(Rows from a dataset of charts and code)
◆ ◆ ◆ ◆ ◆

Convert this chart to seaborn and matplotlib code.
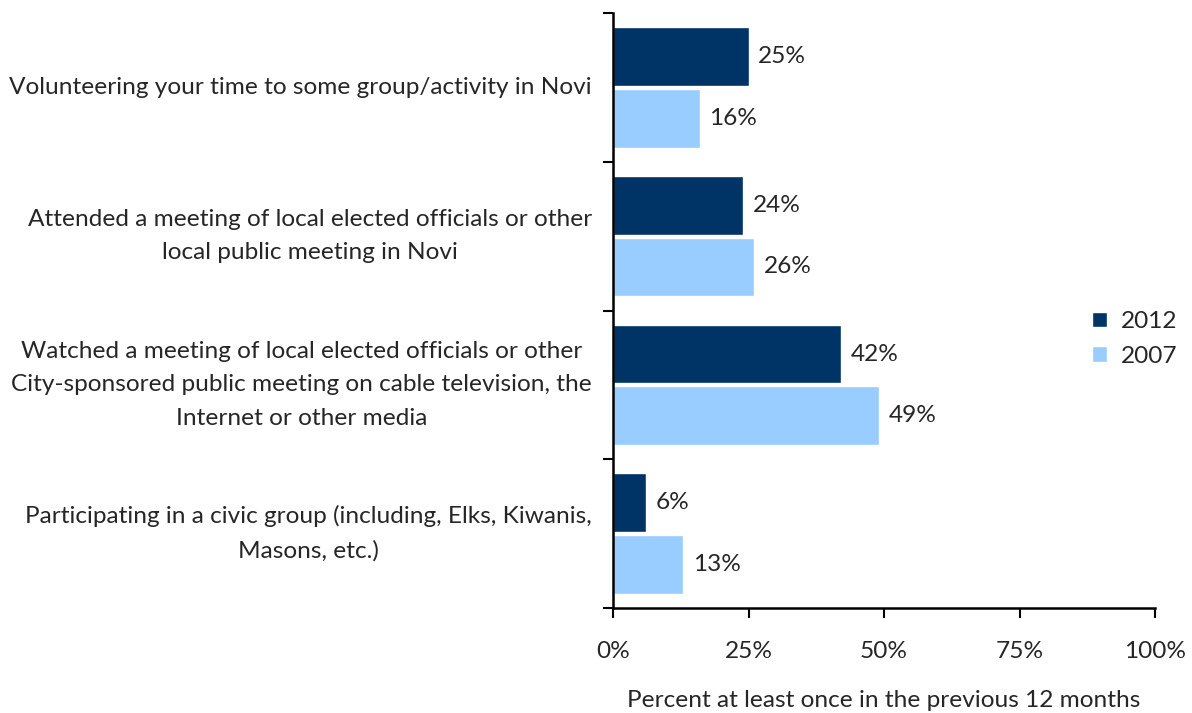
import matplotlib
matplotlib.use("Agg")
import matplotlib.pyplot as plt
import seaborn as sns
import pandas as pd
from matplotlib.patches import Patch
from matplotlib.ticker import FixedLocator, NullFormatter

categories = [
    "Volunteering your time to some group/activity in Novi",
    "Attended a meeting of local elected officials or other\nlocal public meeting in Novi",
    "Watched a meeting of local elected officials or other\nCity-sponsored public meeting on cable television, the\nInternet or other media",
    "Participating in a civic group (including, Elks, Kiwanis,\nMasons, etc.)",
]
years = ["2012", "2007"]
values_2012 = [25, 24, 42, 6]
values_2007 = [16, 26, 49, 13]
x_ticks = [0, 25, 50, 75, 100]
x_tick_labels = ["0%", "25%", "50%", "75%", "100%"]
x_label = "Percent at least once in the previous 12 months"

colors = {"2012": "#003366", "2007": "#99CCFF"}

df = pd.DataFrame({
    "category": categories * 2,
    "year": [years[0]] * 4 + [years[1]] * 4,
    "value": values_2012 + values_2007,
})

FS = 17.6

sns.set_theme(style="white")
plt.rcParams["font.family"] = ["Lato", "DejaVu Sans"]
plt.rcParams["font.size"] = FS

W, H = 1192, 713
fig = plt.figure(figsize=(W / 100, H / 100), dpi=100)
ax = fig.add_axes([613 / W, 1 - 608 / H, (1155 - 613) / W, (608 - 13) / H])

sns.barplot(data=df, y="category", x="value", hue="year", hue_order=years,
            palette=colors, orient="h", width=0.83, gap=0.05, ax=ax,
            legend=False, saturation=1)

ax.set_xlim(0, 100)
ax.set_ylim(3.5, -0.5)
ax.set_xticks(x_ticks)
ax.set_xticklabels(x_tick_labels, fontsize=FS)
ax.set_xlabel(x_label, fontsize=FS, labelpad=20)
ax.set_ylabel("")

# Category labels: right-aligned block, centred lines, one per band
ax.yaxis.set_major_locator(FixedLocator([-0.5, 0.5, 1.5, 2.5, 3.5]))
ax.yaxis.set_major_formatter(NullFormatter())
label_x = (592 - 613) / (1155 - 613)
for i, cat in enumerate(categories):
    ax.text(label_x, i, cat, transform=ax.get_yaxis_transform(),
            ha="right", va="center", fontsize=FS, multialignment="center",
            linespacing=1.74)

for side in ["top", "right"]:
    ax.spines[side].set_visible(False)
for side in ["left", "bottom"]:
    ax.spines[side].set_color("black")
    ax.spines[side].set_linewidth(1.8)
ax.tick_params(axis="both", which="major", direction="out", length=7,
               width=1.5, color="black", bottom=True, left=True)
ax.tick_params(axis="x", pad=17)

for container in ax.containers:
    ax.bar_label(container, labels=[f"{v:.0f}%" for v in container.datavalues],
                 padding=7, fontsize=FS)

handles = [Patch(facecolor=colors[y], label=y) for y in years]
fig.legend(handles=handles, loc="center left", bbox_to_anchor=(1070 / W, 1 - 339 / H),
           frameon=False, fontsize=FS, handlelength=0.6, handleheight=0.6,
           handletextpad=0.6, labelspacing=0.55)

fig.savefig("out.png", dpi=100, facecolor="white")
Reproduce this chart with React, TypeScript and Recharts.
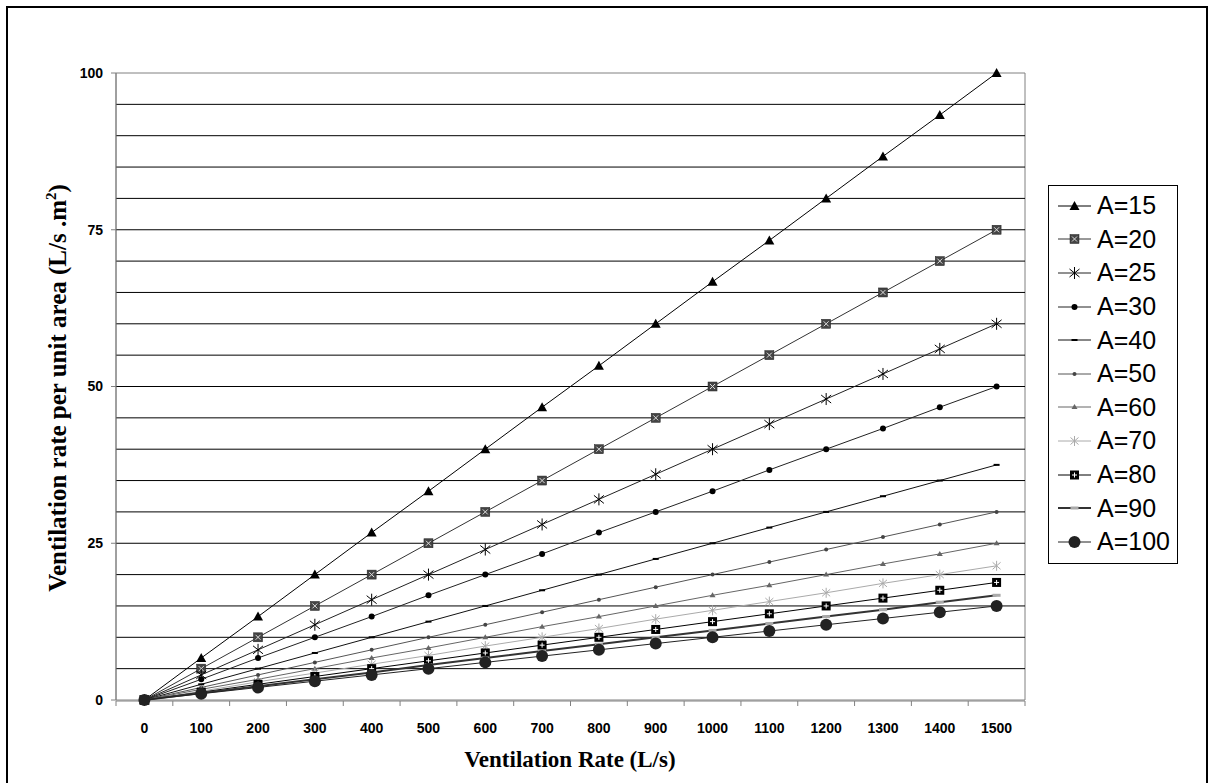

◆ ◆ ◆ ◆ ◆

--- OBJECTIVE ---
Repeat exactly and only the lines from the start of the data above through the line that holds "from matplotlib.ticker import", inclusive. Pictures do not belong in the copy.

--- ANSWER TO THE EXERCISE ---
Convert this chart to seaborn and matplotlib code.
import matplotlib
matplotlib.use("Agg")
import matplotlib.pyplot as plt
import seaborn as sns
import pandas as pd
from matplotlib.patches import Patch
from matplotlib.ticker import FixedLocator, NullFormatter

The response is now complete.